## EXERCISE BRIEF
Find every line in the records below that holds the word "Apache", and copy each one.

## STORED ROWS
•••

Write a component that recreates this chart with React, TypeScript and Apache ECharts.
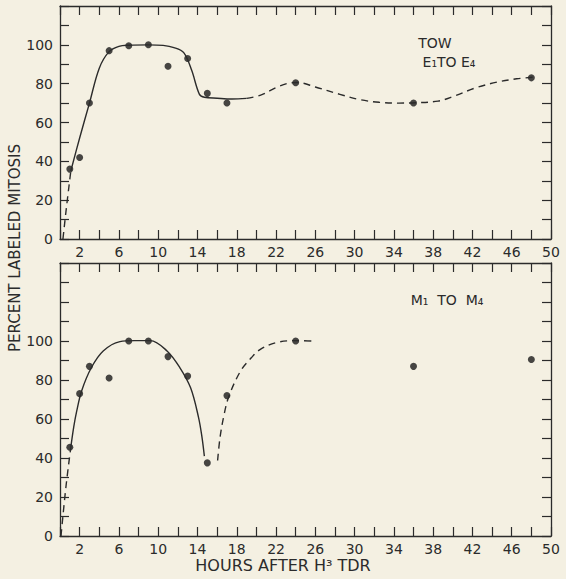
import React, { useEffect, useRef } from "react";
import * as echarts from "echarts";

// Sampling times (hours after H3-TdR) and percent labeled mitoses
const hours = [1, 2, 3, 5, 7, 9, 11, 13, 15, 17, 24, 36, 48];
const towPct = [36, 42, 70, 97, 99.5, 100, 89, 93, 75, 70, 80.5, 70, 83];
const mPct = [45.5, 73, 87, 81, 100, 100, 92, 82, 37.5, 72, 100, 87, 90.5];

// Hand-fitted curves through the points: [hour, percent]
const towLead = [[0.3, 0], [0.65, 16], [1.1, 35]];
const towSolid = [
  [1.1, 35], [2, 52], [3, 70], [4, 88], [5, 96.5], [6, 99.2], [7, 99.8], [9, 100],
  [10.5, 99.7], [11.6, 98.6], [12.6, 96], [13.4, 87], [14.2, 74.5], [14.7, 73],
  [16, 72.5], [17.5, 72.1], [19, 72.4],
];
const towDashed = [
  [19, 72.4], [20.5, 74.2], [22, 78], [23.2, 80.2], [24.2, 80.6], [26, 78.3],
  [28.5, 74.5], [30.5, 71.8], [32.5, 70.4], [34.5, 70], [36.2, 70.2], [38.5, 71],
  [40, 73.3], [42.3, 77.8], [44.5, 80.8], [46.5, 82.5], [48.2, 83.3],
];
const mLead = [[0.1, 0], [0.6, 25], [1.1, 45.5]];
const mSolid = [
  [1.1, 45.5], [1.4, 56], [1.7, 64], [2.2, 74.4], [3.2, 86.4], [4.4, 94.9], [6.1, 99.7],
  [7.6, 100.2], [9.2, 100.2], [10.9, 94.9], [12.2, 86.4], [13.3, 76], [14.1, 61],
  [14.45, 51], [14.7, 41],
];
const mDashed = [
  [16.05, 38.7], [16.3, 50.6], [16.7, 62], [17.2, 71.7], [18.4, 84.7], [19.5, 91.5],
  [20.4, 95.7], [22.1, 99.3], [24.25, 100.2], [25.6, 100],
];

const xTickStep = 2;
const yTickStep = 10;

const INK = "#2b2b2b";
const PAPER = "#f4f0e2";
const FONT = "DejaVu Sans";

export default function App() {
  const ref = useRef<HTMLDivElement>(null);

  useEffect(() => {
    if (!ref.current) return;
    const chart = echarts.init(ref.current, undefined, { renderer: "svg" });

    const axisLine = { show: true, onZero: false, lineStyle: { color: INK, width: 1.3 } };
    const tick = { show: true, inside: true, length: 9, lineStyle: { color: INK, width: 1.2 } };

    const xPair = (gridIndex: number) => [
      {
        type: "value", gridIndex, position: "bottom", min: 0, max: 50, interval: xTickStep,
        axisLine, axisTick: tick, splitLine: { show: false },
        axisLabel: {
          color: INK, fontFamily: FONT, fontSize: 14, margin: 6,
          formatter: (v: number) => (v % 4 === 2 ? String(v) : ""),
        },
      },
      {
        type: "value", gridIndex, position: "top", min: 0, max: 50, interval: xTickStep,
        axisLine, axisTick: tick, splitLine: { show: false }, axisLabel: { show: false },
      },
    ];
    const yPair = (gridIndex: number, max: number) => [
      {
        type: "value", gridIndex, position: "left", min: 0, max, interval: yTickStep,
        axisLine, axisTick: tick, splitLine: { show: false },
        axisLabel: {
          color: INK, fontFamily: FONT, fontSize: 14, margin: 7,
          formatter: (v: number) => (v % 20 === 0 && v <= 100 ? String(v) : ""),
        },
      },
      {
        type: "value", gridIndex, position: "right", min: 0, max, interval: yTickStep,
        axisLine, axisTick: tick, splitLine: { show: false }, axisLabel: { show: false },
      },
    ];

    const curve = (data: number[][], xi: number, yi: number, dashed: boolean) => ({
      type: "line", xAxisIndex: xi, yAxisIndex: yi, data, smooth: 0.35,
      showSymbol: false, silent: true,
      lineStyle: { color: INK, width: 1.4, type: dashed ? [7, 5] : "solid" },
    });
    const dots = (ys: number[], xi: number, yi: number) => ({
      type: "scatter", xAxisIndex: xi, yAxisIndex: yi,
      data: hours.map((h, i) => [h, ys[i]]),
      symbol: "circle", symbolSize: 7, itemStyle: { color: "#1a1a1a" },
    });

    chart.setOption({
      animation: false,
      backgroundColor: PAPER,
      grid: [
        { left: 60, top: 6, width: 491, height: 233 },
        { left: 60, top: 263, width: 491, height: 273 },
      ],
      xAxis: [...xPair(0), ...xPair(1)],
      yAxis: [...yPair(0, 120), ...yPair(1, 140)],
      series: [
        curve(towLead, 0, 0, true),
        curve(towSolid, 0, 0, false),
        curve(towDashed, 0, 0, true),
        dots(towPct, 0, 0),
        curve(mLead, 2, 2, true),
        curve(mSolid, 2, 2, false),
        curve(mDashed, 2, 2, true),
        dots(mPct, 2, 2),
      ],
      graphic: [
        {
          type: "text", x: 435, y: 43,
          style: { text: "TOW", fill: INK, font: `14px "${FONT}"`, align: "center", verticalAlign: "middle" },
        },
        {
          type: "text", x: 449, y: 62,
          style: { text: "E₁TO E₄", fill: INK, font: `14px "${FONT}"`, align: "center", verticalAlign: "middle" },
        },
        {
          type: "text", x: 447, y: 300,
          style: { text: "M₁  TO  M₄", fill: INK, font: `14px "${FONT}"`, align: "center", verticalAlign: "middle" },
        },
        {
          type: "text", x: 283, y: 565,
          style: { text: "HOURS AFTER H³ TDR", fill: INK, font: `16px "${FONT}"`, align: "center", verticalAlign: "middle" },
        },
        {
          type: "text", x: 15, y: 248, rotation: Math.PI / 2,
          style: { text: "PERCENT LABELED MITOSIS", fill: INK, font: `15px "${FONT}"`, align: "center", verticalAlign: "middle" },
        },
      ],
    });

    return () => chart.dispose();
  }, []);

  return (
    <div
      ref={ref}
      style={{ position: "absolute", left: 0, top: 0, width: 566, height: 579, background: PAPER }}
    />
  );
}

•••

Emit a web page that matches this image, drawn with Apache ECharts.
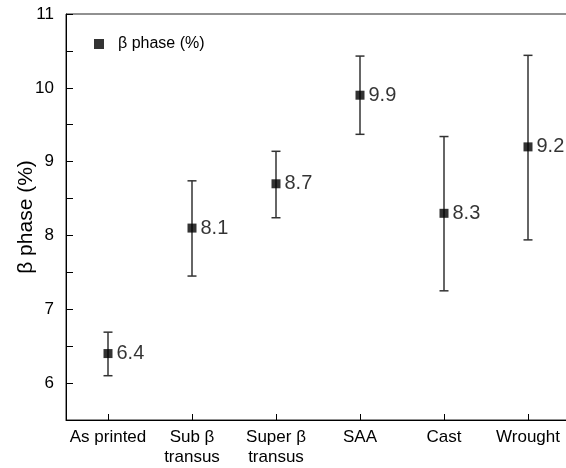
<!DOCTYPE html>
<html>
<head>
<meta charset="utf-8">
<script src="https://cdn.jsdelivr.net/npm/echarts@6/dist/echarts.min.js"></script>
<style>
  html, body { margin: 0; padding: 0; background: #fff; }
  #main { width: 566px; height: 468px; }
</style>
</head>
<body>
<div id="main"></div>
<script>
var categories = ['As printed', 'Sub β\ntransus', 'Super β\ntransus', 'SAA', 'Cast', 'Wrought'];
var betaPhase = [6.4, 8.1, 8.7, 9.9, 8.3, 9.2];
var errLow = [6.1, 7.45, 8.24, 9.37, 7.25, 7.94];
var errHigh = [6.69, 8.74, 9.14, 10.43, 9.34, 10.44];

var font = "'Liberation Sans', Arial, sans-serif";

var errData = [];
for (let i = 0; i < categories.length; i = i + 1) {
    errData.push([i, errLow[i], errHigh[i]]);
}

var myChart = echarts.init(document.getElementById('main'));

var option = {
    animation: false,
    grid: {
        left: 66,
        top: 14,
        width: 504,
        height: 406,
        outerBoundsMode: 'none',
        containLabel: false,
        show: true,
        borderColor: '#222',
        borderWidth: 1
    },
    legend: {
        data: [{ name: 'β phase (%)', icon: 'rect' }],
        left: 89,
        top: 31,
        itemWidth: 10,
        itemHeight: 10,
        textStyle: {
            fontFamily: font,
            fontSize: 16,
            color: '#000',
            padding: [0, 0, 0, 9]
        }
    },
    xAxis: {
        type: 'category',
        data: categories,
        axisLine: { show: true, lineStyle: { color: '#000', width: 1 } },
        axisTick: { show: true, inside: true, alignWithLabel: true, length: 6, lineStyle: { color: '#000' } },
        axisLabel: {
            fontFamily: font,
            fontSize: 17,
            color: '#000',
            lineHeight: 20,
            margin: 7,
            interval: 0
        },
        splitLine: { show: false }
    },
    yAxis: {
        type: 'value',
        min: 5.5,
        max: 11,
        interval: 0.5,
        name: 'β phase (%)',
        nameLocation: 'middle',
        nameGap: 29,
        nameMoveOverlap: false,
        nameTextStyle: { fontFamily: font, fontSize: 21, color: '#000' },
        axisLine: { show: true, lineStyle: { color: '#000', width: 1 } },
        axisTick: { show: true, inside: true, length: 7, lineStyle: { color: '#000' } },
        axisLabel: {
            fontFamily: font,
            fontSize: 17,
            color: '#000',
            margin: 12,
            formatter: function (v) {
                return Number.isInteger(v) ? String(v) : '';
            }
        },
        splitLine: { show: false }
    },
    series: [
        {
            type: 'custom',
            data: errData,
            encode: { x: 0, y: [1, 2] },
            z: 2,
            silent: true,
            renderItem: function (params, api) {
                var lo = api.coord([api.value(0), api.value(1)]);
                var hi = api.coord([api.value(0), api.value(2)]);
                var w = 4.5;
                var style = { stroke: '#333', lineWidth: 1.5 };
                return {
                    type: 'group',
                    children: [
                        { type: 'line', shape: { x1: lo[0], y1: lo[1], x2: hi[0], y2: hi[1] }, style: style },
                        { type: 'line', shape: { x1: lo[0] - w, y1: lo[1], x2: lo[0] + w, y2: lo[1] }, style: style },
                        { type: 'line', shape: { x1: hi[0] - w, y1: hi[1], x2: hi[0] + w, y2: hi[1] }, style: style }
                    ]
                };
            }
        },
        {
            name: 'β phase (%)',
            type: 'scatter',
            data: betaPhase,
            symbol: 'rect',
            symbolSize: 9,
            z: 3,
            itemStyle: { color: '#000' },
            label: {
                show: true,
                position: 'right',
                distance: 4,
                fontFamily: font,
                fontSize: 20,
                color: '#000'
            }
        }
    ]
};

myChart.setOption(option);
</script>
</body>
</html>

•••

## WRITTEN SOLUTION
Write a component that recreates this chart with React, TypeScript and Apache ECharts.
Emit a web page that matches this image, drawn with Apache ECharts.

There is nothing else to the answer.